My client, Wendell Marcum, was arrested in his own front yard by deputies with the Brooke County Sherriff’s Department, for cursing during his interaction with them about a dog complaint. Yesterday we filed a federal civil rights lawsuit in the Wheeling Division of the Northern District of West Virginia, alleging multiple violations of the Fourth Amendment, as well as the First Amendment. Can the police perform a warrantless arrest of a man standing in his own front yard, for cursing and asking them to leave his property?
The law is clearly established that an individual has a First Amendment right to express profanity during an interaction with law enforcement. See Cohen v. California, 403 U.S. 15 (1972); see also Lewis v. City of New Orleans, 415 U.S. 130 (1974) (The U.S. Supreme Court reversed a conviction under a Louisiana statute that had provided that “It shall be unlawful and a breach of the peace for any person wantonly to curse or revile or to use obscene or opprobrious language toward or with reference to any member of the city police while in the actual performance of his duty.”).
The Supreme Court held in Payton v. New York, 445 U.S. 573 (1980) that, “absent exigent circumstances, an arrest in the home or curtilage area around the home must be accomplished by means of an arrest warrant….” In Rogers v.

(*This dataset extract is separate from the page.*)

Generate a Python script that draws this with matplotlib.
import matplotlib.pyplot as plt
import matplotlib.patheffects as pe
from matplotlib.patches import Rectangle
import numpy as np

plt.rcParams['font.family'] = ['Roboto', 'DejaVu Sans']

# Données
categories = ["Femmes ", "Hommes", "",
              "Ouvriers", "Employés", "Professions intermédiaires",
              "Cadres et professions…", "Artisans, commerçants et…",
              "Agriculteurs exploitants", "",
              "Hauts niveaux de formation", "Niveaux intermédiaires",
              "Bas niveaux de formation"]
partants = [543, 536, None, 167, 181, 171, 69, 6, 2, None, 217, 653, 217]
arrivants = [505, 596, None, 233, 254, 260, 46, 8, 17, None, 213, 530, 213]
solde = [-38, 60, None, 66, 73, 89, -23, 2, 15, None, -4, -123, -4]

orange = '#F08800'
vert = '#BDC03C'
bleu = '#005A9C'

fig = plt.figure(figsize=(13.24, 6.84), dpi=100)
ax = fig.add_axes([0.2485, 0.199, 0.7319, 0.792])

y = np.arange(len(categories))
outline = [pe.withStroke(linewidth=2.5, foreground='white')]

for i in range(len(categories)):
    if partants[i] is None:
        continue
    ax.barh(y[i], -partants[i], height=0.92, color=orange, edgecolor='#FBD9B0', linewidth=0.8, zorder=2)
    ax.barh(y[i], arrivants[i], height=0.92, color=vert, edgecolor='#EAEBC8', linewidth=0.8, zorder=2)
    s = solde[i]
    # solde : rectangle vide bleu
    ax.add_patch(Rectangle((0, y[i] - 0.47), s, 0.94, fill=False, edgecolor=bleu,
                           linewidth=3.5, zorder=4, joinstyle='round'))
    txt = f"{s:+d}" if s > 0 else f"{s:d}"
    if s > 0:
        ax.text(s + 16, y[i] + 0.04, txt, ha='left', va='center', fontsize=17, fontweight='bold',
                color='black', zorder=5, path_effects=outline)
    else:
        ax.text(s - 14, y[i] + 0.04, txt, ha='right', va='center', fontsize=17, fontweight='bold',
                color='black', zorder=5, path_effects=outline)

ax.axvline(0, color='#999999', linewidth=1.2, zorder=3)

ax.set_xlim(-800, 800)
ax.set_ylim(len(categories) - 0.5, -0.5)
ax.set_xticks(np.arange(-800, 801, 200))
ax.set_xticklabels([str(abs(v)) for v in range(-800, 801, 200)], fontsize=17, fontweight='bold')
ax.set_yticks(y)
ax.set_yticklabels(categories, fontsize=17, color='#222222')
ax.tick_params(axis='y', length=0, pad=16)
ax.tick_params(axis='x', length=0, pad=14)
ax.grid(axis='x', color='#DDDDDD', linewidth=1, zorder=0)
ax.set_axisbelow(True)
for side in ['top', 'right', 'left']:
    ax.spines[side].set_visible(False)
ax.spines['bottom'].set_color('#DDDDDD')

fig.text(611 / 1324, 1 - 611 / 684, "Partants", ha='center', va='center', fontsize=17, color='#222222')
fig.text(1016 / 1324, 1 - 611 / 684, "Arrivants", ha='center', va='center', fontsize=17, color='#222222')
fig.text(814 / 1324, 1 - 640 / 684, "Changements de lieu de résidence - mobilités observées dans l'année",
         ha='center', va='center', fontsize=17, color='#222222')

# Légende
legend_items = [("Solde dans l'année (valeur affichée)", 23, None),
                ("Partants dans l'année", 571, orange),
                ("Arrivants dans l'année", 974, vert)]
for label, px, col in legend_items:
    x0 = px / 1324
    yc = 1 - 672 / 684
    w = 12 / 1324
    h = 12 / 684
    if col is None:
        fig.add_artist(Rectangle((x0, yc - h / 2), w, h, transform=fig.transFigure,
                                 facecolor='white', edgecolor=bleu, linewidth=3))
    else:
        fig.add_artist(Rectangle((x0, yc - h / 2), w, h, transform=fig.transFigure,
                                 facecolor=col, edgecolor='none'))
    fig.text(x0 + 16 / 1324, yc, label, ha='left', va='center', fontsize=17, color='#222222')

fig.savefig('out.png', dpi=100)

Pendleton, 249 F.3d 279 (4th Cir. 2001), the Fourth Circuit held that police officers must have probable cause plus either a warrant, or exigent circumstances, to perform a search or seizure within the curtilage of a person’s home, and that if asked to leave, officers are required to leave and seek a warrant.

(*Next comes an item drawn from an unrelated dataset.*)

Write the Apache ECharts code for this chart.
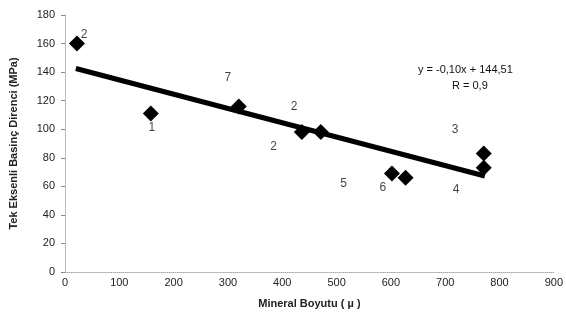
<!DOCTYPE html>
<html>
<head>
<meta charset="utf-8">
<script src="https://cdn.jsdelivr.net/npm/echarts@6/dist/echarts.min.js"></script>
<style>
  html, body { margin: 0; padding: 0; background: #fff; }
  #chart { width: 566px; height: 323px; }
</style>
</head>
<body>
<div id="chart"></div>
<script>
// measured points (mineral size, strength)
var sizes = [22, 158, 320, 436, 471, 602, 627, 771, 771];
var strengths = [160, 111, 116, 98, 98, 69, 66, 83, 73];

// trend line y = -0.10x + 144.51
var slope = -0.10, intercept = 144.51;
var trendX = [20, 773];

// small numbers written next to the points
var noteX = [35, 160, 300, 422, 384, 513, 585, 718, 720];
var noteY = [166, 101, 136, 116, 88, 62, 59, 100, 58];
var noteText = ['2', '1', '7', '2', '2', '5', '6', '3', '4'];

var xTicks = [0, 100, 200, 300, 400, 500, 600, 700, 800, 900];
var yTicks = [0, 20, 40, 60, 80, 100, 120, 140, 160, 180];

var chart = echarts.init(document.getElementById('chart'));

var points = sizes.map(function (x, i) { return [x, strengths[i]]; });
var trend = trendX.map(function (x) { return [x, slope * x + intercept]; });
var notes = noteX.map(function (x, i) { return [x, noteY[i], noteText[i]]; });

var font = 'Liberation Sans, Arial, sans-serif';

var option = {
    backgroundColor: '#fff',
    animation: false,
    grid: { left: 62, right: 9, top: 15, bottom: 51 },
    xAxis: {
        type: 'value', min: xTicks[0], max: xTicks[xTicks.length - 1], interval: 100,
        name: 'Mineral Boyutu ( µ )', nameLocation: 'middle', nameGap: 26,
        nameTextStyle: { fontFamily: font, fontSize: 11, fontWeight: 'bold', color: '#222' },
        axisLine: { lineStyle: { color: '#aaa', type: 'dotted', width: 1 } },
        axisTick: { show: false },
        axisLabel: { fontFamily: font, fontSize: 11, color: '#222', margin: 5 },
        splitLine: { show: false }
    },
    yAxis: {
        type: 'value', min: yTicks[0], max: yTicks[yTicks.length - 1], interval: 20,
        name: 'Tek Eksenli Basinç Direnci (MPa)', nameLocation: 'middle', nameGap: 46,
        nameTextStyle: { fontFamily: font, fontSize: 11, fontWeight: 'bold', color: '#222' },
        axisLine: { show: true, lineStyle: { color: '#aaa', type: 'dotted', width: 1 } },
        axisTick: { show: true, length: 4, lineStyle: { color: '#888' } },
        axisLabel: { fontFamily: font, fontSize: 11, color: '#222', margin: 10 },
        splitLine: { show: false }
    },
    series: [
        {
            type: 'line', data: trend, symbol: 'none',
            lineStyle: { color: '#000', width: 5 }, z: 2
        },
        {
            type: 'scatter', data: points, symbol: 'diamond', symbolSize: 16,
            itemStyle: { color: '#000', opacity: 1 }, z: 3
        },
        {
            type: 'scatter', data: notes, symbolSize: 0, silent: true,
            label: {
                show: true, position: 'inside', formatter: function (p) { return p.value[2]; },
                fontFamily: font, fontSize: 12, color: '#111'
            }
        }
    ],
    graphic: [
        {
            type: 'text', left: 418, top: 64,
            style: { text: 'y = -0,10x + 144,51', font: '11px ' + font, fill: '#111' }
        },
        {
            type: 'text', left: 452, top: 80,
            style: { text: 'R = 0,9', font: '11px ' + font, fill: '#111' }
        }
    ]
};

chart.setOption(option);
</script>
</body>
</html>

Supreme Court jurisprudence extends heightened Fourth Amendment protections beyond just the interior of the home itself, but also to the “curtilage,” which is the “land immediately surrounding and associated with the home,” because the curtilage is “considered part of the home itself for Fourth Amendment purposes.” Oliver v. United States, 466 U.S. 170, 180 (1984). The Fourth Circuit has made clear that a warrantless search of curtilage is presumed to be unreasonable. Covey v. Assessor of Ohio Cnty., 777 F.3d 186 (4th Cir. 2015).
WV law creates the possibility for a criminal charge (disorderly conduct) due to a subject’s expression of profanity where: (1) The person is in a “public place” and where he (2) Disturbs the peace of others by “violent, profane, indecent or boisterous conduct or language; and (3) is requested to desist by a law enforcement officer and doesn’t. The West Virginia Supreme Court held in 2015 that the word “others” in W. Va. Code Section 61-6-1b (“disorderly conduct”) does not include law enforcement officers, but rather than some other third party must be present and actually offended by the subject’s conduct, in order to commit the criminal offense of “disorderly conduct.” Maston v. Wagner, 781 S.E.2d 936 (W. Va. 2015).